Je ne crois pas qu’on puisse parler de « retour », car les militaires français ne sont jamais vraiment partis de l’Afrique. Ce que l’Afrique vit surtout mal, ce sont ses propres insuffisances : par exemple, qu’il n’y ait pas eu de réponse africaine à la prise de pouvoir par des jihadistes dans le nord du Mali ou que la Misca (Mission internationale de soutien à la Centrafrique, NDLR) ne soit pas en mesure d’accomplir son mandat de protection de la population.

La présidente de la Commission de l’Union africaine, Mme Dlamini-Zuma, a elle-même pris la parole pour déplorer que l’Afrique ne soit pas encore capable de répondre à ses problèmes sécuritaires. Elle a demandé qu’il y ait une réflexion au sein de l’Union africaine et au sein des organisations régionales sur la nécessité de combler ces insuffisances.
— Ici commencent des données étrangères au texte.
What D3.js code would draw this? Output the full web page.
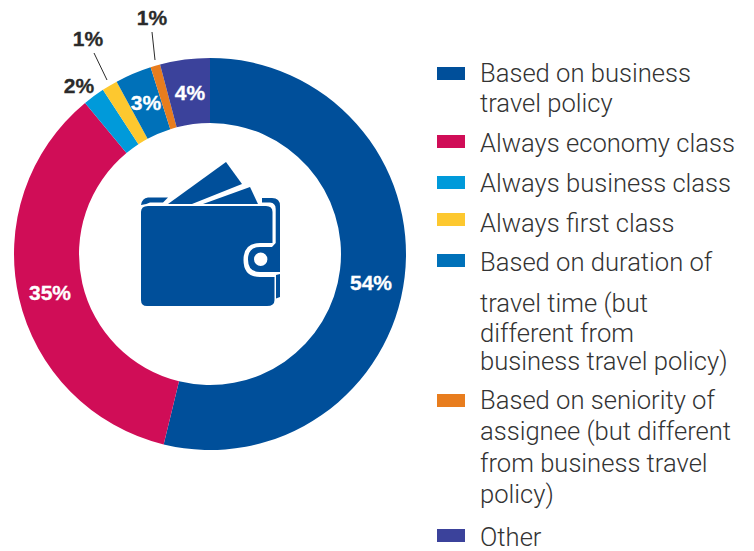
<!DOCTYPE html>
<html><head><meta charset="utf-8">
<script src="https://cdn.jsdelivr.net/npm/d3@7"></script>
<style>html,body{margin:0;padding:0;background:#fff}svg{display:block}</style>
</head><body><svg id="c" width="754" height="551"></svg>
<script>
const categories=["Based on business travel policy","Always economy class","Always business class","Always first class","Based on duration of travel time (but different from business travel policy)","Based on seniority of assignee (but different from business travel policy)","Other"];
const values=[53.8,35.2,1.8,1.3,3,0.8,4.1];
const valueLabels=["54%","35%","2%","1%","3%","1%","4%"];
const colors=["#004f9a","#d00d57","#009ada","#fdc82f","#0071b9","#e87d1e","#3b429b"];
const legendLines=[["Based on business","travel policy"],["Always economy class"],["Always business class"],["Always first class"],["Based on duration of","travel time (but","different from","business travel policy)"],["Based on seniority of","assignee (but different","from business travel","policy)"],["Other"]];
const lineBaselines=[[81.7,111.7],[151.7],[191.7],[231.7],[270.7,311.5,341.5,369.7],[408.7,439.7,471.7,502.7],[545.7]];
const swatchTops=[67,135,176,213,254,394,529];
const labelPos=[[371,290,"#fff"],[50,300,"#fff"],[79,93,"#2b2b2b"],[88,46,"#2b2b2b"],[146,110,"#fff"],[152,25,"#2b2b2b"],[190,100,"#fff"]];
const leaders=[null,null,null,[[94,53],[107,80]],null,[[152,32],[155,60]],null];

const svg=d3.select("#c");
const cx=210,cy=254,R=196,r=131;
const g=svg.append("g").attr("transform",`translate(${cx},${cy})`);
const pie=d3.pie().sort(null).value(d=>d);
const arc=d3.arc().innerRadius(r).outerRadius(R);
g.selectAll("path").data(pie(values)).join("path").attr("d",arc).attr("fill",(d,i)=>colors[i]);

leaders.forEach(l=>{if(l)svg.append("line").attr("x1",l[0][0]).attr("y1",l[0][1]).attr("x2",l[1][0]).attr("y2",l[1][1]).attr("stroke","#2b2b2b").attr("stroke-width",1);});
valueLabels.forEach((t,i)=>{
  const p=labelPos[i];
  svg.append("text").attr("x",p[0]).attr("y",p[1]).attr("text-anchor","middle")
    .attr("font-family","'Liberation Sans',Arial,sans-serif").attr("font-weight",700).attr("font-size",21).attr("fill",p[2]).attr("stroke",p[2]).attr("stroke-width",0.3).text(t);
});

// wallet icon
const w=svg.append("g").attr("fill","#004f9a");
w.append("path").attr("d","M168,204L226,162L242,184L192,204Z");
w.append("path").attr("d","M203,204L250,187L258,204Z");
w.append("path").attr("d","M148,206H266Q272.5,206 272.5,212V243H260Q243.5,243 243.5,260Q243.5,277 260,277H274.5V300Q274.5,306 267,306H147Q141,306 141,300V212Q141,206 148,206Z");
w.append("path").attr("d","M148,197.5H168L163,202.5H150Q147,204 141,205Q142,198 148,197.5Z");
w.append("path").attr("fill-rule","evenodd").attr("d","M262,198H272Q280,198 280,206V272H260Q248,272 248,259.5Q248,247 260,247H272L275.7,243V209Q275.7,203 270,202.5H262ZM267.4,259.3A6.7,6.7 0 1 0 254,259.3A6.7,6.7 0 1 0 267.4,259.3Z");
w.append("path").attr("d","M276,275L280,274V297L276,298.5Z");

// legend
categories.forEach((c,i)=>{
  svg.append("rect").attr("x",437).attr("y",swatchTops[i]).attr("width",28).attr("height",13).attr("fill",colors[i]);
  legendLines[i].forEach((ln,j)=>{
    svg.append("text").attr("x",480).attr("y",lineBaselines[i][j]).attr("font-family","Roboto,sans-serif").attr("font-weight",300).attr("font-size",25.6).attr("fill","#333").text(ln);
  });
});
</script></body></html>
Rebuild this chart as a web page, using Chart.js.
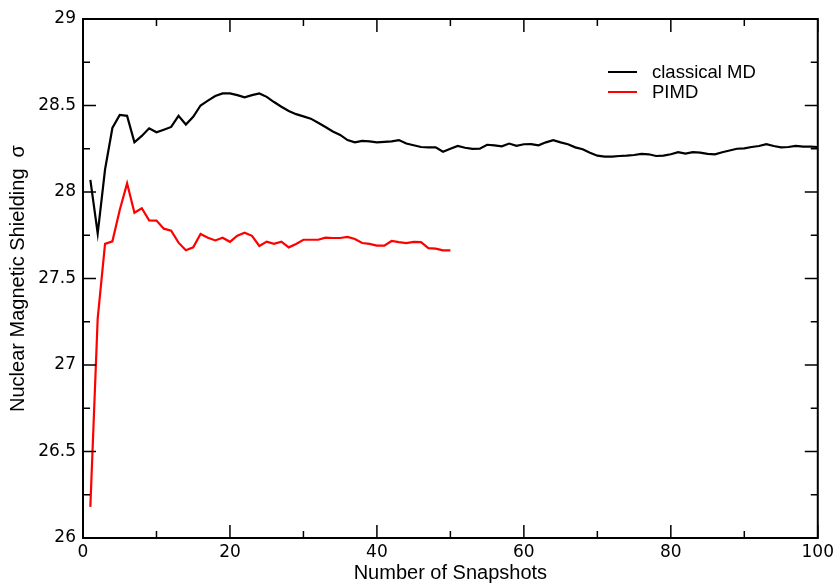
<!DOCTYPE html>
<html>
<head>
<meta charset="utf-8">
<script src="https://cdn.jsdelivr.net/npm/chart.js@4/dist/chart.umd.min.js"></script>
<style>
	html, body { margin: 0; padding: 0; background: #fff; }
	#wrap { width: 838px; height: 585px; }
</style>
</head>
<body>
<div id="wrap"><canvas id="chart" width="838" height="585"></canvas></div>
<script>
// running average of the shielding vs number of snapshots
let classicalMD = [
	28.07, 27.76, 28.13, 28.37, 28.445, 28.44, 28.287, 28.324, 28.368, 28.345,
	28.36, 28.376, 28.44, 28.39, 28.435, 28.50, 28.528, 28.555, 28.57, 28.57,
	28.56, 28.547, 28.56, 28.57, 28.55, 28.52, 28.493, 28.468, 28.45, 28.437,
	28.424, 28.40, 28.376, 28.35, 28.33, 28.30, 28.287, 28.295, 28.293, 28.287,
	28.29, 28.293, 28.30, 28.28, 28.27, 28.26, 28.258, 28.258, 28.233, 28.25,
	28.266, 28.256, 28.249, 28.25, 28.273, 28.27, 28.264, 28.28, 28.267, 28.276,
	28.277, 28.27, 28.287, 28.30, 28.287, 28.276, 28.258, 28.247, 28.227, 28.21,
	28.204, 28.204, 28.208, 28.21, 28.214, 28.22, 28.218, 28.208, 28.21, 28.218,
	28.23, 28.222, 28.23, 28.228, 28.22, 28.218, 28.23, 28.24, 28.25, 28.252,
	28.26, 28.266, 28.277, 28.266, 28.258, 28.26, 28.266, 28.262, 28.262, 28.26
];
let pimd = [
	26.18, 27.27, 27.70, 27.715, 27.896, 28.05, 27.88, 27.906, 27.836, 27.835,
	27.788, 27.776, 27.707, 27.663, 27.68, 27.757, 27.736, 27.72, 27.736, 27.712,
	27.747, 27.765, 27.747, 27.688, 27.713, 27.70, 27.713, 27.68, 27.70, 27.724,
	27.724, 27.724, 27.736, 27.734, 27.734, 27.74, 27.728, 27.705, 27.70, 27.69,
	27.69, 27.717, 27.71, 27.705, 27.712, 27.71, 27.676, 27.673, 27.663, 27.663
];
let seriesNames = ["classical MD", "PIMD"];
let seriesColors = ["#000000", "#ff0000"];
let xTicks = [0, 20, 40, 60, 80, 100];
let yTicks = [26, 26.5, 27, 27.5, 28, 28.5, 29];

const sansFont = "'Liberation Sans', Arial, sans-serif";
const tickFont = "'DejaVu Sans', sans-serif";

function toPoints(values) {
	let pts = [];
	for (let i = 0; i < values.length; i++) {
		pts.push({ x: i + 1, y: values[i] });
	}
	return pts;
}

// frame, inward ticks (major + minor on all four sides) and the legend box
const framePlugin = {
	id: "frame",
	afterDraw(chart) {
		const ctx = chart.ctx;
		const a = chart.chartArea;
		const xs = chart.scales.x;
		const ys = chart.scales.y;
		ctx.save();
		ctx.strokeStyle = "#000";
		ctx.lineWidth = 2;
		ctx.strokeRect(a.left, a.top, a.right - a.left, a.bottom - a.top);

		ctx.lineWidth = 1.5;
		ctx.beginPath();
		for (let v = 0; v <= 100; v += 10) {
			let len = (v % 20 == 0) ? 13 : 7;
			let px = xs.getPixelForValue(v);
			ctx.moveTo(px, a.bottom); ctx.lineTo(px, a.bottom - len);
			ctx.moveTo(px, a.top); ctx.lineTo(px, a.top + len);
		}
		for (let k = 0; k <= 12; k++) {
			let v = 26 + k * 0.25;
			let len = (k % 2 == 0) ? 13 : 7;
			let py = ys.getPixelForValue(v);
			ctx.moveTo(a.left, py); ctx.lineTo(a.left + len, py);
			ctx.moveTo(a.right, py); ctx.lineTo(a.right - len, py);
		}
		ctx.stroke();

		// legend
		ctx.font = "18.5px " + sansFont;
		ctx.textBaseline = "middle";
		ctx.textAlign = "left";
		for (let i = 0; i < seriesNames.length; i++) {
			let ly = 72 + i * 20;
			ctx.strokeStyle = seriesColors[i];
			ctx.lineWidth = 2;
			ctx.beginPath();
			ctx.moveTo(608, ly); ctx.lineTo(637, ly);
			ctx.stroke();
			ctx.fillStyle = "#000";
			ctx.fillText(seriesNames[i], 652, ly + 1);
		}
		ctx.restore();
	}
};

new Chart(document.getElementById("chart"), {
	type: "line",
	data: {
		datasets: [
			{
				label: seriesNames[0],
				data: toPoints(classicalMD),
				borderColor: seriesColors[0],
				borderWidth: 2.2,
				pointRadius: 0,
				tension: 0
			},
			{
				label: seriesNames[1],
				data: toPoints(pimd),
				borderColor: seriesColors[1],
				borderWidth: 2.2,
				pointRadius: 0,
				tension: 0
			}
		]
	},
	options: {
		responsive: false,
		animation: false,
		devicePixelRatio: 1,
		layout: { padding: { top: 19, right: 18, left: 0, bottom: 0 } },
		plugins: {
			legend: { display: false },
			tooltip: { enabled: false }
		},
		scales: {
			x: {
				type: "linear",
				min: 0,
				max: 100,
				afterBuildTicks: (s) => { s.ticks = xTicks.map((v) => ({ value: v })); },
				afterFit: (s) => { s.height = 47; },
				grid: { display: false, drawTicks: false },
				border: { display: false },
				ticks: {
					color: "#000",
					padding: 4,
					maxRotation: 0,
					font: { family: tickFont, size: 17 }
				},
				title: {
					display: true,
					text: "Number of Snapshots",
					color: "#000",
					padding: { top: 0, bottom: 0 },
					font: { family: sansFont, size: 20 }
				}
			},
			y: {
				type: "linear",
				min: 26,
				max: 29,
				afterBuildTicks: (s) => { s.ticks = yTicks.map((v) => ({ value: v })); },
				afterFit: (s) => { s.width = 83; },
				grid: { display: false, drawTicks: false },
				border: { display: false },
				ticks: {
					color: "#000",
					padding: 7,
					callback: (v) => String(v),
					font: { family: tickFont, size: 17 }
				},
				title: {
					display: true,
					text: "Nuclear Magnetic Shielding  σ",
					color: "#000",
					padding: { top: 6, bottom: 0 },
					font: { family: sansFont, size: 20 }
				}
			}
		}
	},
	plugins: [framePlugin]
});
</script>
</body>
</html>
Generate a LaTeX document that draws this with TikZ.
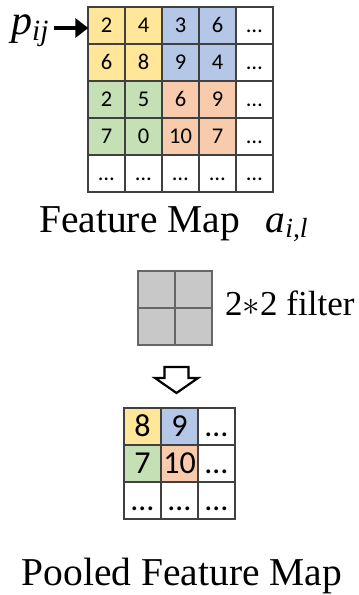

Cette réflexion a bien eu lieu et il a été décidé de mettre sur pied la Capacité africaine de réponse immédiate aux crises (Caric) en attendant la création, prévue en 2015, de la Force africaine en attente (FAA). C’est une initiative sud-africaine. Une dizaine de pays se sont portés volontaires pour participer à cette future force africaine d’action rapide. L’idée est bonne, mais le passage aux actes tarde à venir.

Ce n’est apparemment pas une question de volonté politique. Les Africains manquent de moyens ?

En règle générale, les deux vont de pair. Quand on veut, on peut. Le problème fondamental de l’Union africaine réside dans le fait que son budget est très largement dépendant des contributions d’acteurs qui ne sont pas africains. La question de financements africains pour les opérations de l’Union africaine se pose. On a confié à l’ancien président nigérian Obasanjo la mission de préparer un rapport sur ce problème pécuniaire récurrent.

Si les Africains ne contribuent pas, dans la mesure de leurs moyens, à la mise en place de l’architecture de paix et de sécurité dont le continent a urgemment besoin, cette architecture risque d’être assez largement artificielle. C’est une question qui sera sans doute abordée lors du sommet de l’Elysée.

En attendant, croyez-vous que l’intervention française en RCA puisse s’inscrire dans une posture du genre « hit and transfer », c’est-à-dire frapper et passer la responsabilité à d’autres forces, la Misca par exemple ?

Ce n’est pas ce qui s’est passé au Mali. C’était plutôt « hit and stay » (frapper et rester). En Centrafrique aussi, on risque d’avoir la même configuration. Sauf si les organisations internationales, en collaboration avec l’Union africaine, réussissent à mettre en place une force multilatérale. C’est d’ailleurs dans ce schéma que la France se propose d'intervenir en Centrafrique.